Local law enforcement agencies, in particular the Coos County District Attorney are pushing for the passage of Measure 62. The measure seeks to divert 15% of lottery funds away from programs like education in favor of state crime labs and prosecution.
District Attorney, Paul Frasier has written asking for public support of Measure 62 to supplement his department by an additional $318,000 annually. Before handing another third of a million dollars to the Coos County DA each year the stewardship of the current DA budget must be reviewed.
Any prosecutor that allows the office of district attorney to be used to settle personal vendettas, as I believe the Coos County office has, is not a proper steward of public money. Nor is a prosecutor who depletes resources on petty code enforcement while failing to prosecute serious crimes like extreme animal cruelty or rape.
Personally, I have experienced first hand the uneven handed justice dispensed from Frasier’s department. For example, I was prosecuted for trespass for merely returning signs, at the direction of a Coquille Police officer by the way, wrongfully placed on my property by an immediate neighbor.
This required an out of county judge, as the complainant was well known to the residing judges and Paul Frasier, and no doubt cost the county a fair amount of money. Worse, both the tampering of an expensive line survey and the submission of that altered boundary evidence into a court of law, (effectively perpetrating a fraud upon the court), went un-punished.
Frasier allowed his office to be used to settle a score yet again. While I was away on a trip to DC my nine-year old daughter was bitten by the same neighbor’s dog and did not report it to me until a week or so after my return. In trying to recreate the date of the bite my daughter was wrong by one day.
Frasier not only did not prosecute the dog bite but actually brought charges against me, at the neighbor’s behest, alleging the filing of a false report because my daughter was wrong about the date she was bitten. His office was ultimately forced to drop the charges but not until considerable public funds had been wasted.
Selective prosecution is a violation of civil rights and a betrayal of public trust as is denying equal protection. The conduct of Frasier’s office has lost my respect and earned my enmity. Information has been provided to me that suggests I may not be the only citizen victimized by Frasier’s office in such a manner and this article will likely motivate more people to come forward. Obviously, behavior such as this does not merit entrusting the Coos County DA’s office with an increase in public funds.
Even if I believed that an increase in funding would enable or encourage the Coos County DA’s office to prosecute the crimes perpetrated against me, which I don’t, I would still oppose Measure 62. America’s prison population has increased to 1% of the population, more than 2.5 million people the largest in the world, while our academic standing among industrialized nations has plunged.
An April 2004 study titled The Effects of State Public K–12 Education Expenditures on Income Distribution published by the National Education Association noted the strong relationship between investments in human capital such as education. States spending more on education show higher income levels and less disparity between earning levels between the richest and poorest.

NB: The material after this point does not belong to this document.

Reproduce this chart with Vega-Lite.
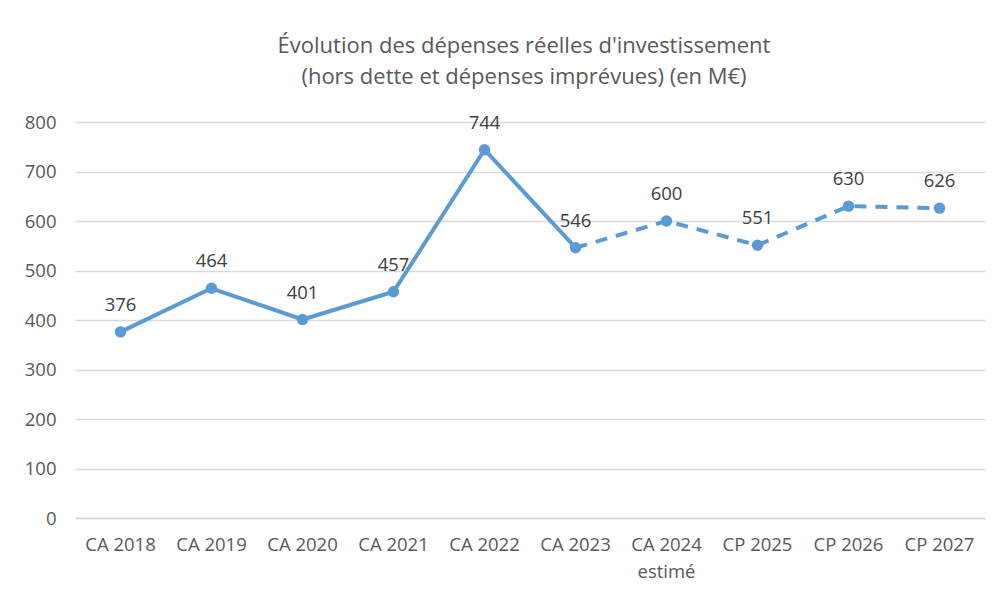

The study further concludes, logically, reducing income inequality and by increasing the incomes of lower median earners more than raising higher incomes leads to the reduction of poverty rates. Many studies have linked, statistically and empirically, poverty rates and high crime rates including the Kirwan Institute on the Study of Race and Ethnicity. “Studies have shown concentrated poverty to have adverse effects on many facets of life, including employment, education, health and criminal behavior.”

The obvious conclusion is that investing in education, human capital, rather than prosecution, is the best long-term investment in crime prevention and offers the highest return on investment to the taxpayer. Previous topics in this column have addressed the issue of mandatory minimum sentencing, privatized prisons and the core relationship between education and crime.

The Oregonian recommends a NO vote on measure 62 noting it is ill conceived and poorly crafted and diverts millions from education toward a mish mash of public safety causes. Please vote NO on Measure 62 and while you’re at it vote NO on 61.